If we have a term $$x_1^{a_1}x_2^{a_2}...x_n^{a_n}$$, then let the net order correspond to the quantity $$a_1 + a_2 + ... + a_n$$. If, in the power series above, we aggregate all the terms with net order $$d$$, then let the number of such terms be equal to $$\mathcal{M}(n,d)$$. From this it is clear that if we set $$x_1 = x_2 = ... = x_n$$ then the coefficient of $$x^d$$ in the power series expansion of $$1/(1-x)^n$$ will be equal to $$\mathcal{M}(n,d)$$. That is :

$$f(x) = \frac{1}{(1-x)^n} = 1+\sum_{i=1}^n\mathcal{M}(n,i)x^i$$

If $$f^{(n)}(x)$$ denotes the n-th derivative of $$f(x)$$ then :

$$\mathcal{M}(n,i) = \frac{f^{(i)}(x)}{i!}|_{x=0}$$

But it is clear that :

$$f^{(i)}(x)|_{x=0} = n.(n+1)...(n+i-1)$$

so that :

$$\mathcal{M}(n,i) = \frac{(n+i-1)(n+i-2)...n}{i!}$$

i.e.

$$\mathcal{M}(n,i) = \binom{n+i-1}{n-1}$$

Last edited by a moderator: Apr 24, 2017
11. Mar 5, 2010

### mathstime

Re: combinatorics

Hi aracharya

Thanks for your input! Your example confuses me a little, but the more I read over it, the more it starts to make sense. Can you summarize what you are doing??
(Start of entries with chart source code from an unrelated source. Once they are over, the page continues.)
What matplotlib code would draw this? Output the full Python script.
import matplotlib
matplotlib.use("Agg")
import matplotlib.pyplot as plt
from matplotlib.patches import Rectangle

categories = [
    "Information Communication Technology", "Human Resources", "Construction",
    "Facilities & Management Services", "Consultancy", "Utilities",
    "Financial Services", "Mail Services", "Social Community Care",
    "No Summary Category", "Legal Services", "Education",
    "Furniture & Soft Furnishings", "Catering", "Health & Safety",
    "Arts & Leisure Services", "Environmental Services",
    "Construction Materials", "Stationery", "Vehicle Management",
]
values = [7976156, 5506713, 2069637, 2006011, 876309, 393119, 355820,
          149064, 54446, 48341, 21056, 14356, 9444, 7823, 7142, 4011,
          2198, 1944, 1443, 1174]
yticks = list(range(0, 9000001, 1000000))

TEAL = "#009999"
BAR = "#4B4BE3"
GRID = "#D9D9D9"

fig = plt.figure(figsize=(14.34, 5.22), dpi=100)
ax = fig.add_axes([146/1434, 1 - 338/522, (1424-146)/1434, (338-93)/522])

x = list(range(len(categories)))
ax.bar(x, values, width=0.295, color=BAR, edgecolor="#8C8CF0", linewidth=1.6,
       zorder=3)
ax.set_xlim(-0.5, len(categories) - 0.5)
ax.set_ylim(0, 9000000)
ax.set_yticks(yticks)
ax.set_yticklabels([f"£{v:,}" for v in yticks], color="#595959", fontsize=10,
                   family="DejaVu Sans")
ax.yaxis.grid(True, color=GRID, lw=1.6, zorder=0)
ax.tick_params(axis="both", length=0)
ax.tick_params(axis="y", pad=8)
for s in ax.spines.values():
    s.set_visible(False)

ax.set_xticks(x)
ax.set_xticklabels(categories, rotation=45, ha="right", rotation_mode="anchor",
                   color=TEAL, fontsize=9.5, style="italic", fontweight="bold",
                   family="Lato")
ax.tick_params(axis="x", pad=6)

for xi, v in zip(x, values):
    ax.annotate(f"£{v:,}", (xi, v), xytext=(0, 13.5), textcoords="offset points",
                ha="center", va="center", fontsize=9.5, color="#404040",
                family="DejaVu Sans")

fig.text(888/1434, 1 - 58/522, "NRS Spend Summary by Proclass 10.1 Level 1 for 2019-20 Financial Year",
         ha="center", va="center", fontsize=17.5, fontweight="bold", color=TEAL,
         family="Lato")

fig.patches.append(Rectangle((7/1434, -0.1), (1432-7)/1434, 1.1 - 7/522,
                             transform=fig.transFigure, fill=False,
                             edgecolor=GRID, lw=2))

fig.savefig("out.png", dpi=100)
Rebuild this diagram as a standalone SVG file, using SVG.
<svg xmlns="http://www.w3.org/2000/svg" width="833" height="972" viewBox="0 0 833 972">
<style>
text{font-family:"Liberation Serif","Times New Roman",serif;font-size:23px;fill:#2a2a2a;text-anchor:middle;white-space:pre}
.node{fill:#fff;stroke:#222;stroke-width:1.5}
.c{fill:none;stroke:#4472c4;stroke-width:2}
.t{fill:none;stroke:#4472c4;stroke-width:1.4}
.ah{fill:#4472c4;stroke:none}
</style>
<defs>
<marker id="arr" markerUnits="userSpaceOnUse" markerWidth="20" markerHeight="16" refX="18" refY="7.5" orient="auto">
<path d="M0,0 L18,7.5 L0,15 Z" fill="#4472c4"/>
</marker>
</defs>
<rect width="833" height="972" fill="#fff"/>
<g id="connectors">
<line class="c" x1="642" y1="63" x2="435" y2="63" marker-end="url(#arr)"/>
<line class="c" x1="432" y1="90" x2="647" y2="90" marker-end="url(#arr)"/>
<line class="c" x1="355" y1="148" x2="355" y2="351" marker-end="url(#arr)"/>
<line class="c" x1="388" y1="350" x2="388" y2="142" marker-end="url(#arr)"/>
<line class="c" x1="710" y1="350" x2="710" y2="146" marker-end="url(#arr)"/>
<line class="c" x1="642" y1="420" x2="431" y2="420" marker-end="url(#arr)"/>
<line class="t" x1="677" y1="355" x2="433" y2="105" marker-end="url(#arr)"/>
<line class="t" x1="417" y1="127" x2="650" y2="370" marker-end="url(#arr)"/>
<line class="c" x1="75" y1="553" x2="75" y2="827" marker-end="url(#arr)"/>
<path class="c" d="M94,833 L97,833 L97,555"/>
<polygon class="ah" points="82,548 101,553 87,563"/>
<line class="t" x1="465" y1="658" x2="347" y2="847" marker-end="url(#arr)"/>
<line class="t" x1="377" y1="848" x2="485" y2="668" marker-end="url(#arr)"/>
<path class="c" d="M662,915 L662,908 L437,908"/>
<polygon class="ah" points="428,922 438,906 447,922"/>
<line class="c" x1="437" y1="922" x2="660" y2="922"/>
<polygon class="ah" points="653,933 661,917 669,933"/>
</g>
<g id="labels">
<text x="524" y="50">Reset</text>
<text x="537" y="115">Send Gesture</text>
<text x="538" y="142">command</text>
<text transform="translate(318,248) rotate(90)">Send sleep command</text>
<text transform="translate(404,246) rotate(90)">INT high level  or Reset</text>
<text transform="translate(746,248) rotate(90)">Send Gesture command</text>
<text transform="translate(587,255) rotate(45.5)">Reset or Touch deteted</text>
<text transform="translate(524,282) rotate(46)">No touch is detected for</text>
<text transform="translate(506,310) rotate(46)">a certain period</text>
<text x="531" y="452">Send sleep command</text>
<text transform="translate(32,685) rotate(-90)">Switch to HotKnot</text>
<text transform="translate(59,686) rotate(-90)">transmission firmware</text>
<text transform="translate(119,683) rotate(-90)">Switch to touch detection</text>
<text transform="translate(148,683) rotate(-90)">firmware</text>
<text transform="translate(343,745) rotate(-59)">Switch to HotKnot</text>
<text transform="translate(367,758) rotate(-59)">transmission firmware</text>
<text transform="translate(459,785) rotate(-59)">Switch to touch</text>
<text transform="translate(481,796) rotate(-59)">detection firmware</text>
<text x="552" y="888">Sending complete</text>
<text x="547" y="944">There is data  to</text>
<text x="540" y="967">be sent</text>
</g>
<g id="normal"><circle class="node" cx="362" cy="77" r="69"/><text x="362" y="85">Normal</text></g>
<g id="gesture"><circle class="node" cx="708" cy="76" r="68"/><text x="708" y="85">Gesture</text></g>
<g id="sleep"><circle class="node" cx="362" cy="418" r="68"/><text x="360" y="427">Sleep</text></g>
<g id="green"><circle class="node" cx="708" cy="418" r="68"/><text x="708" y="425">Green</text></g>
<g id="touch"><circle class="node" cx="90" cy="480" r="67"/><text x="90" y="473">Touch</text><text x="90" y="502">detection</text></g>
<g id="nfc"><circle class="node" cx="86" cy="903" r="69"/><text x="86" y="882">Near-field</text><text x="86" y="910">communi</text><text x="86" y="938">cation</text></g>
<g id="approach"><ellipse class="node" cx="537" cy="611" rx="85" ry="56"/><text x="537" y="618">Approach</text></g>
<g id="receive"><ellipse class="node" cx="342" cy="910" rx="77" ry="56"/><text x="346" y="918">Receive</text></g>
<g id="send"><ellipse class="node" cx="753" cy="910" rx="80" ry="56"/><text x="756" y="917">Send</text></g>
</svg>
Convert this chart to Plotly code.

Also, how come you end up with (n-1)'s in your final line? Sorry if I'm just being silly!

12. Mar 6, 2010

### mathstime

Re: combinatorics

Ok, I can now successfully work through that answer - thank you for you help.

I just have one question remaining. Why can we not show that it is equal to $$\binom{n+d}{n}$$ in this way??